Requirement: Skip the pictures. Set down, word for word, the lines from the start of the material up to and including the line with "6.2, 5.2, 4.6, 4.2, 3.8, 3.3, 2.9]".

[Records]
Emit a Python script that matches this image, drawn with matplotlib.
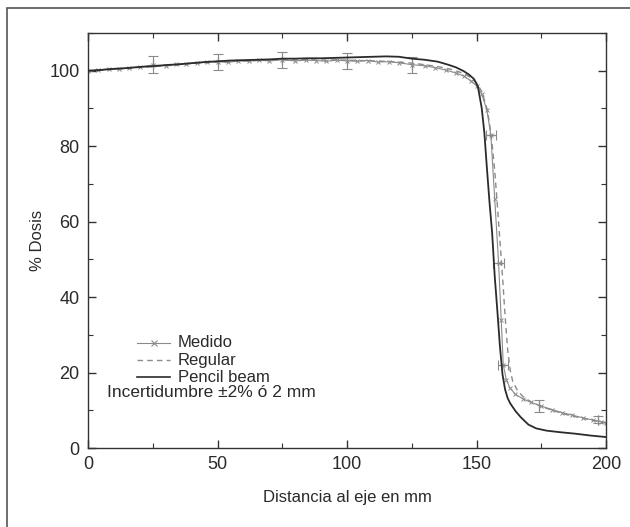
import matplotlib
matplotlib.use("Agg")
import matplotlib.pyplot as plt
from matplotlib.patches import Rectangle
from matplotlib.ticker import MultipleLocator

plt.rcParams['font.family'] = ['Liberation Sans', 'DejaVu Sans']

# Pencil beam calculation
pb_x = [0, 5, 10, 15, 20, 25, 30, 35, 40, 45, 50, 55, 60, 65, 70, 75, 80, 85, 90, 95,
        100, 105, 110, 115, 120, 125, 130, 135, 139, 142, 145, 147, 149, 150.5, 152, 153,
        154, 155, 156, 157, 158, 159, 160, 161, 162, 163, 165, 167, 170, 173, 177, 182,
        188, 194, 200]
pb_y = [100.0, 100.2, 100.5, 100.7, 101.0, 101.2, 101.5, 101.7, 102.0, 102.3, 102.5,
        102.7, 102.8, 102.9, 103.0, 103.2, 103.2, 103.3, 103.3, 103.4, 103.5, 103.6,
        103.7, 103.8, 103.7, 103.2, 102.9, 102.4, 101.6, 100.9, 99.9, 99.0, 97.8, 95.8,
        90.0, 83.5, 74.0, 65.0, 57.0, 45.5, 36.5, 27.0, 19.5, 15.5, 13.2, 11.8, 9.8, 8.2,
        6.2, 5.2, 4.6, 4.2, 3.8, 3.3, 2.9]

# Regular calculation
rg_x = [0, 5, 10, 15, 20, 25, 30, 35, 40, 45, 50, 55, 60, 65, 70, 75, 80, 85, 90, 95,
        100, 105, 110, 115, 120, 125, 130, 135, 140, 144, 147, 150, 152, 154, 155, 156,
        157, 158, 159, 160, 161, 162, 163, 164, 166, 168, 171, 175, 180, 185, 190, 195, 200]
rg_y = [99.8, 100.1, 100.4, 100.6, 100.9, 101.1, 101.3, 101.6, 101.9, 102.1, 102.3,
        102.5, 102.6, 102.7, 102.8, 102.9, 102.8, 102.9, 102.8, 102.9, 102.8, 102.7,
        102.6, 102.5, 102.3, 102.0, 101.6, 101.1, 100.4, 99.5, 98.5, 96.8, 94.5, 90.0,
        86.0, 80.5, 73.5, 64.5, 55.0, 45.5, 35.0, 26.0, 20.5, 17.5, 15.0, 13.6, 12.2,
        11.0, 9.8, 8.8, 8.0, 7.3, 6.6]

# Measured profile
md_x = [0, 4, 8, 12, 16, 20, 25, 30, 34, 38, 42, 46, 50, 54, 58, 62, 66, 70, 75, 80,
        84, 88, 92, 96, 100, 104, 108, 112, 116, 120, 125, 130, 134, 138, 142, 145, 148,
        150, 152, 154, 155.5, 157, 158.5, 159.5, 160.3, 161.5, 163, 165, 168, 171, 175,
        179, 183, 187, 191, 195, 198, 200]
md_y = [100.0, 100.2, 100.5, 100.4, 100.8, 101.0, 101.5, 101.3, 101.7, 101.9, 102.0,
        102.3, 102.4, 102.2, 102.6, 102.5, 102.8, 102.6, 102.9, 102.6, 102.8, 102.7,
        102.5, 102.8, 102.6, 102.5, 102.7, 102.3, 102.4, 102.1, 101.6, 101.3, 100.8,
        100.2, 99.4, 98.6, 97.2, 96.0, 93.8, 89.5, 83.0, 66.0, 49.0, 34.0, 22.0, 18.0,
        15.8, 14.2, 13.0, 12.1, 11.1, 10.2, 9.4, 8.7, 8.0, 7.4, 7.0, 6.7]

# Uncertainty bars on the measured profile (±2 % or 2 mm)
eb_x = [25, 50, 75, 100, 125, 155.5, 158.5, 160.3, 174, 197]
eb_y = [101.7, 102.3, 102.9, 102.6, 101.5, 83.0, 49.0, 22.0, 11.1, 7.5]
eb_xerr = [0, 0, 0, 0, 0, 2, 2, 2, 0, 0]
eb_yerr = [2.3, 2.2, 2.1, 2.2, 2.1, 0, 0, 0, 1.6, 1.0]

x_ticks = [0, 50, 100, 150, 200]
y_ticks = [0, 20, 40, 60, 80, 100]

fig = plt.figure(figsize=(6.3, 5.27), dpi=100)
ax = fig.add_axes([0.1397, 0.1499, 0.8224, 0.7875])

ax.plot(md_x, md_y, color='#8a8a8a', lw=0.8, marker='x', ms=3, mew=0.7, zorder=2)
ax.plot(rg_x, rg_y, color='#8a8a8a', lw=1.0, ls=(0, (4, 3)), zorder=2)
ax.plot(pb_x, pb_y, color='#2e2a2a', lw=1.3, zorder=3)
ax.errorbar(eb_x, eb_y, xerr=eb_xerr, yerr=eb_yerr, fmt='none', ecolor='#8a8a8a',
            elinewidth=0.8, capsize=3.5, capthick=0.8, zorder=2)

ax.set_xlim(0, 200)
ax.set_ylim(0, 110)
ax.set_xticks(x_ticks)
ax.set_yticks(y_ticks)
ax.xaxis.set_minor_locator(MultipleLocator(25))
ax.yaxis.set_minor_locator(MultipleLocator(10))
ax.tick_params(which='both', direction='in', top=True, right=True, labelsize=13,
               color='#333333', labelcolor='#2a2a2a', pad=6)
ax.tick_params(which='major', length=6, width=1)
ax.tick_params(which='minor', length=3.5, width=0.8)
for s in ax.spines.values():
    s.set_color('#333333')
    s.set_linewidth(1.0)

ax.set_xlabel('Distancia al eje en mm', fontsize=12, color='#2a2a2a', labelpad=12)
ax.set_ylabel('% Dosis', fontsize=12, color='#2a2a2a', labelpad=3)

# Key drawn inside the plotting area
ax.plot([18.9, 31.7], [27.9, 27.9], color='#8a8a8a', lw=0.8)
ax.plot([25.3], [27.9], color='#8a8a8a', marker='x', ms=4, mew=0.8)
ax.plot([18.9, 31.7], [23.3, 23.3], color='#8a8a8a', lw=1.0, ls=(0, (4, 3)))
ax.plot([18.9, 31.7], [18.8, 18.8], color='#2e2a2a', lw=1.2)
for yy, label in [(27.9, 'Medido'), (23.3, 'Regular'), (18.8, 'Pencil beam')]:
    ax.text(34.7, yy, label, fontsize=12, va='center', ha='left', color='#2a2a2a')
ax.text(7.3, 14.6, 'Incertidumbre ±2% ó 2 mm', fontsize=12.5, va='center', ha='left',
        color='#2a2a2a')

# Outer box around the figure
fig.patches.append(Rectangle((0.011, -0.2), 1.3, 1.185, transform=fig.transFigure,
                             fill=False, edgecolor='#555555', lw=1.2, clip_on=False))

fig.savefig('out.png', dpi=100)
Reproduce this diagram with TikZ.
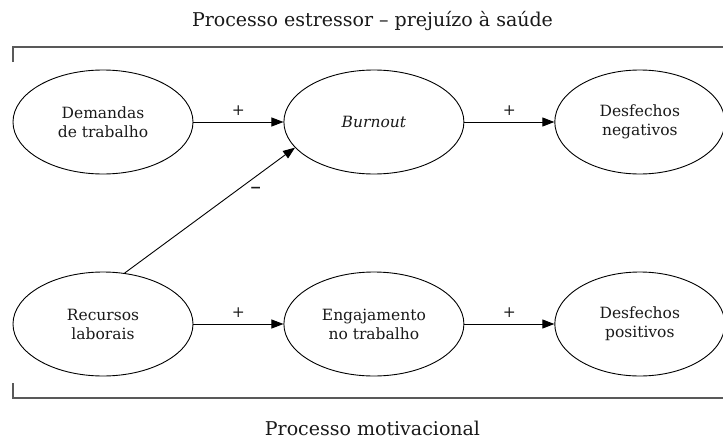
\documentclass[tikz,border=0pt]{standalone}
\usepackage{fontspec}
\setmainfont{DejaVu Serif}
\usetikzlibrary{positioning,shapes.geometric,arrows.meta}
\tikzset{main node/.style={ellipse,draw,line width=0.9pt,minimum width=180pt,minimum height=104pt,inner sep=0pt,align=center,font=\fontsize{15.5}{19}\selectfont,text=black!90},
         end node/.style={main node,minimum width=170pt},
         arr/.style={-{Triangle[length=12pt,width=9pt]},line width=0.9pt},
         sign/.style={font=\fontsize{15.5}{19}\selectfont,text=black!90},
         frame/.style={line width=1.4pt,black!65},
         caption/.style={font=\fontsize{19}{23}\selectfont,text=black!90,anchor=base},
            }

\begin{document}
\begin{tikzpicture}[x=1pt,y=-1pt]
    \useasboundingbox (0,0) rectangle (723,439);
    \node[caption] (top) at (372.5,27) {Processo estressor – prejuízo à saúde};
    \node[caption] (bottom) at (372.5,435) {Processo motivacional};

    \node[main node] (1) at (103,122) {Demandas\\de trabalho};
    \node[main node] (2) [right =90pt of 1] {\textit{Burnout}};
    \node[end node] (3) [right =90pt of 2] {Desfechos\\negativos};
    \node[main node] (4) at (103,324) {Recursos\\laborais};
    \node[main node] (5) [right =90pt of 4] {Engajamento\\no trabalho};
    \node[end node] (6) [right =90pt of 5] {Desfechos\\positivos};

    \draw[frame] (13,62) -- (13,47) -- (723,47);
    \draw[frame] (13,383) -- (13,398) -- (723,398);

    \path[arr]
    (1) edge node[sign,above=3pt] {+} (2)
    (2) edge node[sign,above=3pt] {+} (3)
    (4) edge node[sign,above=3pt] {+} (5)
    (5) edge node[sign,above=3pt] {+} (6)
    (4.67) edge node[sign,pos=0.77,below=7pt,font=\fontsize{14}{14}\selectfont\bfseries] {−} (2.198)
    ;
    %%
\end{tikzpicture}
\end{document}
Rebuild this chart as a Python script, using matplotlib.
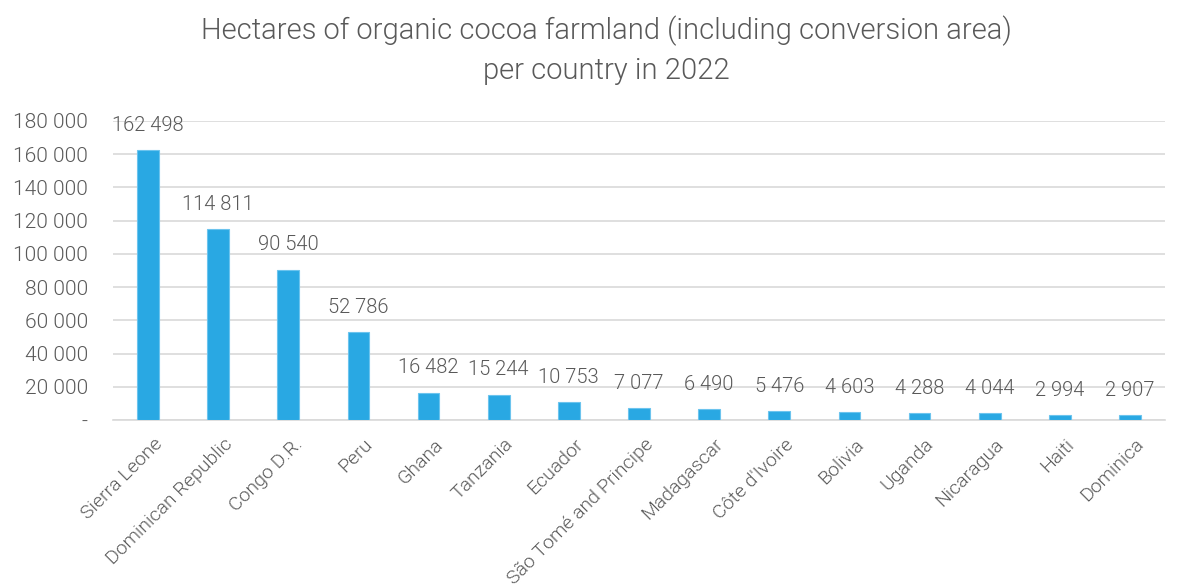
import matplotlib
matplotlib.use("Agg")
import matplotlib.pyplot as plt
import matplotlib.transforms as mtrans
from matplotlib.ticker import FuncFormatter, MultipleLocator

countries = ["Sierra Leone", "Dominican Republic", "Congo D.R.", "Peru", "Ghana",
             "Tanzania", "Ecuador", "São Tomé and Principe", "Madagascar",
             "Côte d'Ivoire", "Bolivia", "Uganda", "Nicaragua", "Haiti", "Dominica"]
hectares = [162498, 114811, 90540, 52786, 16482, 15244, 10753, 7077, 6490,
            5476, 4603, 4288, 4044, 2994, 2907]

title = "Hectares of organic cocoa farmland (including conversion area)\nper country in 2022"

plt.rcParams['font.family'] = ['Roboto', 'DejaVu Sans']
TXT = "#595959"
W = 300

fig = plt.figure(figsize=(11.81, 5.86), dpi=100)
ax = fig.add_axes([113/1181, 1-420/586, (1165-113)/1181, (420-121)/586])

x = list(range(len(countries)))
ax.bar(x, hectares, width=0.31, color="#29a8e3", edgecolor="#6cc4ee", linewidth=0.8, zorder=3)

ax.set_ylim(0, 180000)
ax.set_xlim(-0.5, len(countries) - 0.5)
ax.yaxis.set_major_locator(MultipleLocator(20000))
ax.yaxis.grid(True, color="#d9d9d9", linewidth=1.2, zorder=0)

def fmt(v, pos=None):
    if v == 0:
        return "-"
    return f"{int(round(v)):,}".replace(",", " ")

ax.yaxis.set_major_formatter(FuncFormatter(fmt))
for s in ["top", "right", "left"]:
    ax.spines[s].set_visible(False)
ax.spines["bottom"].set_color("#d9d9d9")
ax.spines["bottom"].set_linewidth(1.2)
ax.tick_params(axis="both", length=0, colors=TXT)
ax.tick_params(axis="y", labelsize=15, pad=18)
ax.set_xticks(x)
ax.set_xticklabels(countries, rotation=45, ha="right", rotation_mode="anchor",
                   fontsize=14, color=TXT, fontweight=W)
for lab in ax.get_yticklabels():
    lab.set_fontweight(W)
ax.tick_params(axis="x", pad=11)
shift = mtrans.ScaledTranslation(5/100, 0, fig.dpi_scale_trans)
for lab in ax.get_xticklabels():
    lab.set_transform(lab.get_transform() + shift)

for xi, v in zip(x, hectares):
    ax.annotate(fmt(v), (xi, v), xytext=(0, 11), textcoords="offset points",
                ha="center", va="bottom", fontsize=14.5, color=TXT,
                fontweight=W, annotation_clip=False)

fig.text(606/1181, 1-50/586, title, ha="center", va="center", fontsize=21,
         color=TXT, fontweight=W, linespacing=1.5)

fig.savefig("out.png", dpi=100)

Solution:
Emit a Python script that matches this image, drawn with matplotlib.
import matplotlib
matplotlib.use("Agg")
import matplotlib.pyplot as plt
from matplotlib.patches import Rectangle
from matplotlib.ticker import MultipleLocator

plt.rcParams['font.family'] = ['Liberation Sans', 'DejaVu Sans']

# Pencil beam calculation
pb_x = [0, 5, 10, 15, 20, 25, 30, 35, 40, 45, 50, 55, 60, 65, 70, 75, 80, 85, 90, 95,
        100, 105, 110, 115, 120, 125, 130, 135, 139, 142, 145, 147, 149, 150.5, 152, 153,
        154, 155, 156, 157, 158, 159, 160, 161, 162, 163, 165, 167, 170, 173, 177, 182,
        188, 194, 200]
pb_y = [100.0, 100.2, 100.5, 100.7, 101.0, 101.2, 101.5, 101.7, 102.0, 102.3, 102.5,
        102.7, 102.8, 102.9, 103.0, 103.2, 103.2, 103.3, 103.3, 103.4, 103.5, 103.6,
        103.7, 103.8, 103.7, 103.2, 102.9, 102.4, 101.6, 100.9, 99.9, 99.0, 97.8, 95.8,
        90.0, 83.5, 74.0, 65.0, 57.0, 45.5, 36.5, 27.0, 19.5, 15.5, 13.2, 11.8, 9.8, 8.2,
        6.2, 5.2, 4.6, 4.2, 3.8, 3.3, 2.9]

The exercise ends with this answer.